The system also looks at a couple of other behavioural metrics

Too Many Failed Sign-ins: Alerting if there are an unusual number of failed login attempts outside of normal baseline failure rate, which could mean someone is trying to guess passwords.
Impossible Travel: Catching logins close together that are from places that are too far apart to reach in the time between two logins say New Zealand and the UK in 6 hours.

When something unusual is found, it’s recorded in an “anomalies” collection in our database. Each record includes details about why it was flagged, how serious it is (low, medium, high, critical as determined by our own rules), and other information from the original log. You can then be alerted on these, or visualise them on a dashboard.

Before and after Entra ID Log flatten

4. Making Sense of the Information: Reports and Visuals

The results from these steps are designed to be easy to see and understand, giving clear insights into user activity and potential problems.

Basic Activity Monitoring (from Step 1): The raw, organised log data itself can be used to show general trends and what people are doing. This helps you understand normal operations and can point out big changes in how users behave, even without the fancy anomaly detection.

Visualising Entra ID Data

Proactive Threat Analysis (from Steps 2 & 3): By looking at the detected anomalies, security teams can quickly find and investigate strange activities that don’t match normal patterns. This is a powerful tool for catching threats early and responding faster.

The below anomalies have been detected, I generated an anomalous log entry based off a baseline profile and then ran this through the engine. You can see it has picked up a number of anaomalies.
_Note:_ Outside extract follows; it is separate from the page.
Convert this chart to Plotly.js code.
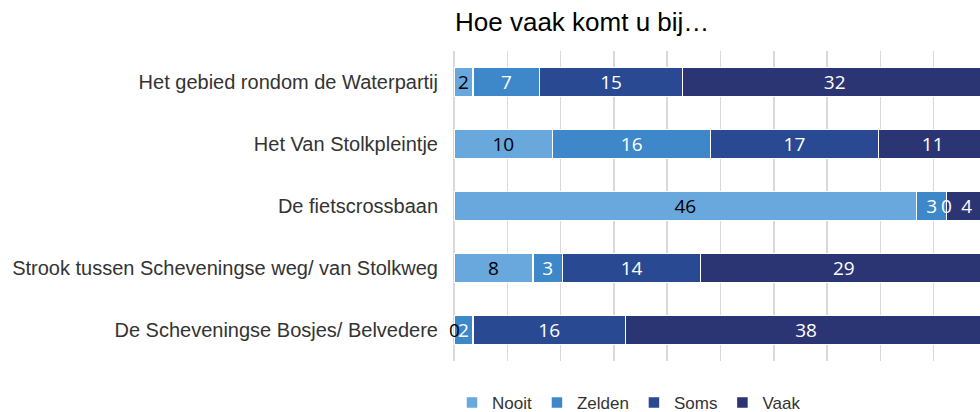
<!DOCTYPE html>
<html>
<head>
<meta charset="utf-8">
<script src="https://cdn.plot.ly/plotly-3.0.1.min.js"></script>
<style>
  html, body { margin: 0; padding: 0; background: white; }
  #chart { width: 980px; height: 412px; }
</style>
</head>
<body>
<div id="chart"></div>
<script>
// categories, top to bottom
var locaties = [
    'Het gebied rondom de Waterpartij',
    'Het Van Stolkpleintje',
    'De fietscrossbaan',
    'Strook tussen Scheveningse weg/ van Stolkweg',
    'De Scheveningse Bosjes/ Belvedere'
];

// number of answers per frequency
var nooit = [2, 10, 46, 8, 0];
var zelden = [7, 16, 3, 3, 2];
var soms = [15, 17, 0, 14, 16];
var vaak = [32, 11, 4, 29, 38];

var reeksen = [
    {name: 'Nooit', values: nooit, color: '#68A8DC', label: 'black'},
    {name: 'Zelden', values: zelden, color: '#3E88CA', label: 'white'},
    {name: 'Soms', values: soms, color: '#294A92', label: 'white'},
    {name: 'Vaak', values: vaak, color: '#2B3574', label: 'white'}
];

var labelFont = 'Open Sans, Noto Sans, sans-serif';
var textFont = 'Liberation Sans, Arial, sans-serif';

var data = reeksen.map(function (r) {
    return {
        type: 'bar',
        orientation: 'h',
        name: r.name,
        x: r.values,
        y: locaties,
        text: r.values.map(String),
        texttemplate: '%{text}',
        textposition: 'inside',
        insidetextanchor: 'middle',
        textangle: 0,
        constraintext: 'none',
        insidetextfont: {family: labelFont, size: 19, color: r.label},
        marker: {color: r.color, line: {color: 'white', width: 1.5}},
        hoverinfo: 'skip'
    };
});

// zero values get no inside text, put them on the segment edge
var annotations = [];
for (var i = 0; i < locaties.length; i++) {
    var totaal = 0;
    reeksen.forEach(function (r) { totaal += r.values[i]; });
    var cum = 0;
    reeksen.forEach(function (r) {
        var v = r.values[i];
        if (v === 0) {
            annotations.push({
                x: cum / totaal * 100, y: locaties[i], xref: 'x', yref: 'y',
                text: '0', showarrow: false,
                font: {family: labelFont, size: 19, color: r.label}
            });
        }
        cum += v;
    });
}

var layout = {
    width: 980,
    height: 412,
    margin: {l: 454, r: 0, t: 51, b: 51, pad: 0, autoexpand: false},
    paper_bgcolor: 'white',
    plot_bgcolor: 'white',
    barmode: 'stack',
    barnorm: 'percent',
    bargap: 0.54,
    title: {
        text: 'Hoe vaak komt u bij…',
        font: {family: textFont, size: 26, color: '#000'},
        xref: 'container', x: 455 / 980, xanchor: 'left',
        yref: 'container', y: 1 - 22 / 412, yanchor: 'middle'
    },
    xaxis: {
        range: [0, 98.7],
        dtick: 10,
        showticklabels: false,
        showgrid: true,
        gridcolor: '#D9D9D9',
        gridwidth: 1.5,
        zeroline: true,
        zerolinecolor: '#D9D9D9',
        zerolinewidth: 1.5,
        fixedrange: true
    },
    yaxis: {
        autorange: 'reversed',
        showgrid: false,
        zeroline: false,
        ticks: 'outside',
        ticklen: 11,
        tickcolor: 'rgba(0,0,0,0)',
        tickfont: {family: textFont, size: 20, color: '#333'},
        fixedrange: true
    },
    showlegend: true,
    legend: {
        orientation: 'h',
        xref: 'paper', x: -2 / 526, xanchor: 'left',
        yref: 'paper', y: -42 / 310, yanchor: 'middle',
        font: {family: textFont, size: 17, color: '#333'},
        itemwidth: 30,
        traceorder: 'normal'
    },
    annotations: annotations
};

Plotly.newPlot('chart', data, layout, {displayModeBar: false, staticPlot: true});
</script>
</body>
</html>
Below that is also the baseline training state showing visually when the model was last trained for each use and on how much data.
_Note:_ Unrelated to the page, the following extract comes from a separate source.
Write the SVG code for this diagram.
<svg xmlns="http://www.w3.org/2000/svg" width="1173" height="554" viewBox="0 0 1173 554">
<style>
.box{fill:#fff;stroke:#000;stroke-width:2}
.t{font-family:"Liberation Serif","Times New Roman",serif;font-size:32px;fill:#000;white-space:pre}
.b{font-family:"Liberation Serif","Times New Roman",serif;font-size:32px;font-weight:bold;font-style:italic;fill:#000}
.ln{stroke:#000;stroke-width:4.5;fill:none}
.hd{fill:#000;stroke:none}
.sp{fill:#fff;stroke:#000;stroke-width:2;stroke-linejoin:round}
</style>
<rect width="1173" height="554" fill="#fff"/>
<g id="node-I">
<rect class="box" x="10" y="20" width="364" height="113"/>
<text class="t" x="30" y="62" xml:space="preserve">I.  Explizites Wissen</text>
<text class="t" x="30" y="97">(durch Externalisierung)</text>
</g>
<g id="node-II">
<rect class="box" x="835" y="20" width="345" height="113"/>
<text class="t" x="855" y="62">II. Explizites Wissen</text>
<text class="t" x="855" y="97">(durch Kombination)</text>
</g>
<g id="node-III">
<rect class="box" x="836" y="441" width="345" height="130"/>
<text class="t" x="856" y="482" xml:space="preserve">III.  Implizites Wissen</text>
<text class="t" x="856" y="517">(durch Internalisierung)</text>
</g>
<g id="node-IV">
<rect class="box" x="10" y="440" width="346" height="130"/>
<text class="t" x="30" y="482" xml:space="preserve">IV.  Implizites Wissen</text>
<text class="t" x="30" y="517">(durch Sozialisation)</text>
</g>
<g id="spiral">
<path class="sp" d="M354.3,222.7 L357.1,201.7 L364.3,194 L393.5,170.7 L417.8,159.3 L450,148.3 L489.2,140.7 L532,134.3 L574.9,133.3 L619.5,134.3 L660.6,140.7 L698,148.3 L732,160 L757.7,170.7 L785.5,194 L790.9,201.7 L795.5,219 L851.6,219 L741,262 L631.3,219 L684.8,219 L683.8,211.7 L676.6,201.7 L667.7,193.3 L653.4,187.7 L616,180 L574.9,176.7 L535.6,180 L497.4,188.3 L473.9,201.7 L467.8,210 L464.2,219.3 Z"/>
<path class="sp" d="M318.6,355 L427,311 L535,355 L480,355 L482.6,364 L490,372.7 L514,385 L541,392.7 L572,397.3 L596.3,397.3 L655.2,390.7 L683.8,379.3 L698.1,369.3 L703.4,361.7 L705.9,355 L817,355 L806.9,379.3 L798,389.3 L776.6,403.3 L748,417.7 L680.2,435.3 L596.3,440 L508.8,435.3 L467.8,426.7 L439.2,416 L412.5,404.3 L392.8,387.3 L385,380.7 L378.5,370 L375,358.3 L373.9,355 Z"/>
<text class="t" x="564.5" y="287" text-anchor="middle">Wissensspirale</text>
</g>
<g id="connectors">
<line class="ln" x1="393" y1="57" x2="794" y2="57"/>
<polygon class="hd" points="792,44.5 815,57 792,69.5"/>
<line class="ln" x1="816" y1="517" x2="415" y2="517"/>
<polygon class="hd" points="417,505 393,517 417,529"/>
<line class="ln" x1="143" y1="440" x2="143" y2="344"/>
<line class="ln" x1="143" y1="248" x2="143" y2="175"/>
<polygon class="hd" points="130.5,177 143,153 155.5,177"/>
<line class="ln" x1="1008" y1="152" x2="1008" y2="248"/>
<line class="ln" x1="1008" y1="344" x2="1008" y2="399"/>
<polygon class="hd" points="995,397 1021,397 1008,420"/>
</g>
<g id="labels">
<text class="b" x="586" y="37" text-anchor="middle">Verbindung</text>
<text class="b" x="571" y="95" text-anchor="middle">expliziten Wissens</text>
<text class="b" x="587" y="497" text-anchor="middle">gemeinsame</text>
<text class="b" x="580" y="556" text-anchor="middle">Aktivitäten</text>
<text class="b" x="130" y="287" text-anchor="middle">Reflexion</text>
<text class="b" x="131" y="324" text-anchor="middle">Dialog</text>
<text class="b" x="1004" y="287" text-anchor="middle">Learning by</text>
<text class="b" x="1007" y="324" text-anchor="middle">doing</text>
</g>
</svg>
Before and after Entra ID Log flatten

This project currently uses Metabase to show the data, which demonstrates how easily this processed information can be used with other reporting tools. Because the data is structured flexibly, it can also be used with other reporting platforms or used to build custom reports to meet your specific needs and even automatically alert on new detections.

Wrapping Up

We processed logs allowing for us to set up clear ideas of what normal user behavior looks like, and using smart machine learning techniques like Isolation Forest, it helps organisations move from just reacting to security problems to being much more proactive and smart about finding threats.

On top of all that being able show the results in clear, easy-to-understand visuals really helps monitor online identities.

All of this value created by leveraging something you already have. Logs inside your Veeam Backup for Entra ID. I call that a win-win scenario.